Why Do We Assess and Evaluate?

The Division of Student Affairs at Longwood University assesses student learning and evaluates programs for many reasons.
Student Affairs administrators employ assessment and evaluation to better understand the needs of a constantly changing student population. In addition, assessment and evaluation are used to foster student learning, such as identity and skill development.
Assessment and evaluation are also used to improve the quality and affordability of programs and services.
Furthermore, assessment helps Student Affairs administrators develop effective university policies and procedures, contribute to strategic planning, and demonstrate to external constituents their commitment to continually change to meet various student development needs and learning styles.
In short, we use assessment and evaluation to determine and reinforce what we do well and improve what we do not.


What is the Difference between Assessment and Evaluation?

Evaluation appraises the strengths and weaknesses of programs, policies, personnel, products, and organizations to improve their effectiveness.
Assessment is an on-going process aimed at improving student learning, programs, and services that involves a process of:

  • publicly sharing expectations
  • defining criteria and standards for quality
  • gathering, analyzing, and interpreting evidence about how well performance matches the criteria
  • using the results to documents, explain, and improve performance.


The Division of Student Affairs at Longwood University uses both evaluation and assessment to guide our work.
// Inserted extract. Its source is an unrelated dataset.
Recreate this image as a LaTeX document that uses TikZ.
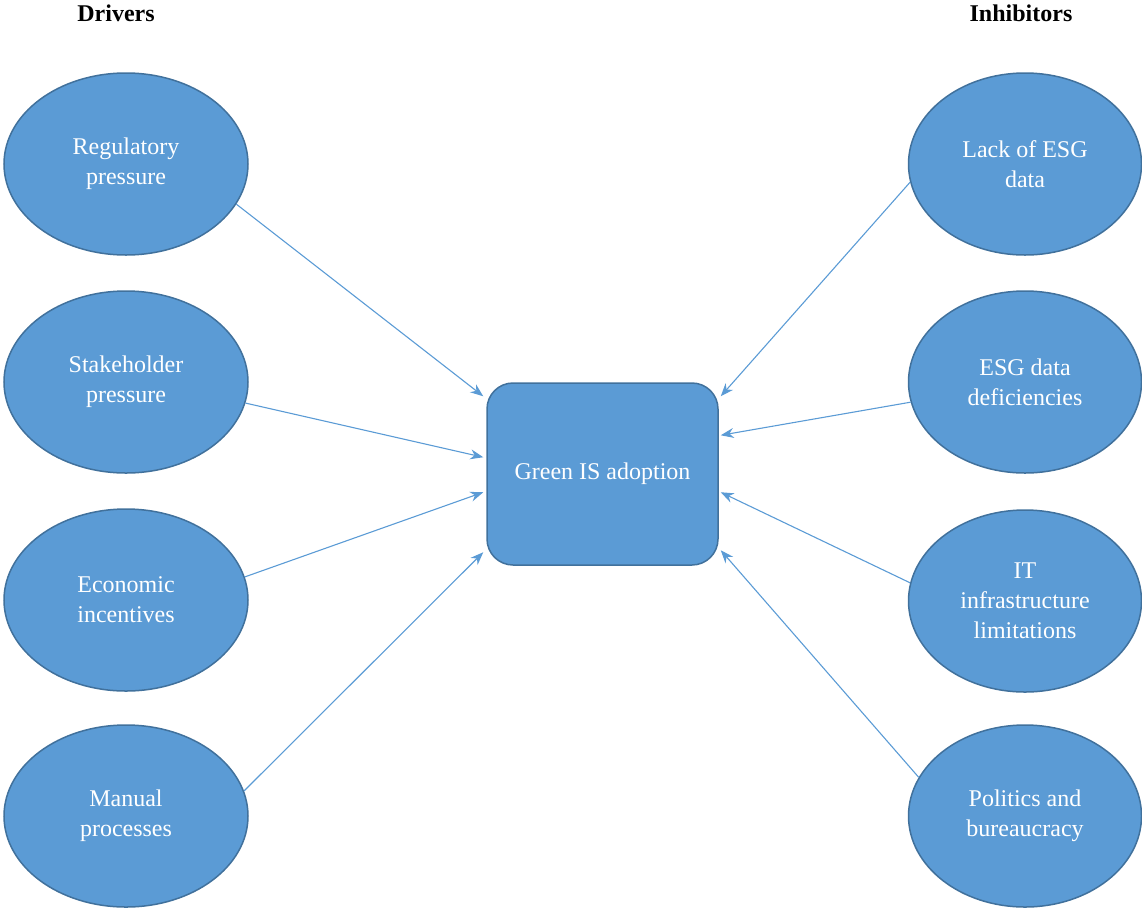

Evaluation is to determine significance or worth or judge the effectiveness of educational programs. Assessment is to determine a rate or amount and is used as an activity to measure student learning and other human characteristics.

 

CAS Standards

A Matter of Strategic Planning
The Division of Student Affairs uses national standards for practice in Student Affairs created by the Council for the Advancement of Standards in Higher Education (CAS). CAS collaborates with specific professional associations to create national best practice guidelines in each area. We use these best practices as one way to judge our work.


Participation Numbers

The Division of Student Affairs at Longwood University is committed to sustaining an environment that offers a comprehensive array of student learning opportunities. Student Affairs values tracking participation numbers at its programs because this information helps student affairs professionals and the students with whom they work with decide how to provide quality educational and entertainment programming that meets the needs of the Longwood student.

Customer Service

The Division of Student Affairs at Longwood University is committed to providing first rate customer service to its students. Student Affairs desires to assess and continually improve customer service because a student that has had an excellent experience with a particular department will be more willing to direct their peers to take advantage of the services of that department and will use the services again.

Training Evaluations

The Division of Student Affairs at Longwood University is committed to providing effective and professional training for our student and professional staff. By assessing current training practices, such as content, applicability, and ease of use, student affairs professionals can consistently improve the effectiveness student and professional staff training.

Program Evaluations

Service Evaluation: Spring 2001
All students using Disability Support Services, and a random selection of faculty using Disability Support Services on behalf of their students, were surveyed in regards to their satisfaction of service.

All responders rated services provided as satisfactory to excellent.

All responders rated services necessary and essential to student success.

Satisfaction

The Division of Student Affairs is committed to evaluating the various services that we provide to our constituents as a measure of effectiveness. What our primary stakeholders, students, report has value in the evaluation of individual services and is a critical part of the feedback mechanism.

Content Area Specific Evaluations

The departments within the Division of Student Affairs use a variety of content area-specific assessment and evaluation tools such as surveys by Educational Benchmarking, Inc,, the National College Health Assessment, and others. These tools allow the department to compare their areas with national standards developed for their department's content area. The results of the assessment and evaluation will assist the department in program changes and/or improvements.

Learning Plans

A Formative Assessment of Student Learning Outcomes

"Sure, the students like your programs and services, but what evidence do you have that what you are doing is making a difference?"
~ Terenzini and Upcraft, p.217


This quote by P. T. Terenzini and M.L. Upcraft illustrates why Longwood's Division of Student Affairs uses learning as a critical feedback mechanism. Each department engages in a 7-step Learning Plan process to:

  • define our philosophy toward learning
  • incorporate Longwood's six student development goals
  • outline desired learning outcomes
  • design activities and interactions that encourage achievement of the learning outcomes
  • assess whether or not the learning occurred
  • examine the results
  • plan future actions based on the results.

Learning Plans and their outcomes also serve to provide evidence of what should be done to improve delivery and to modify planning.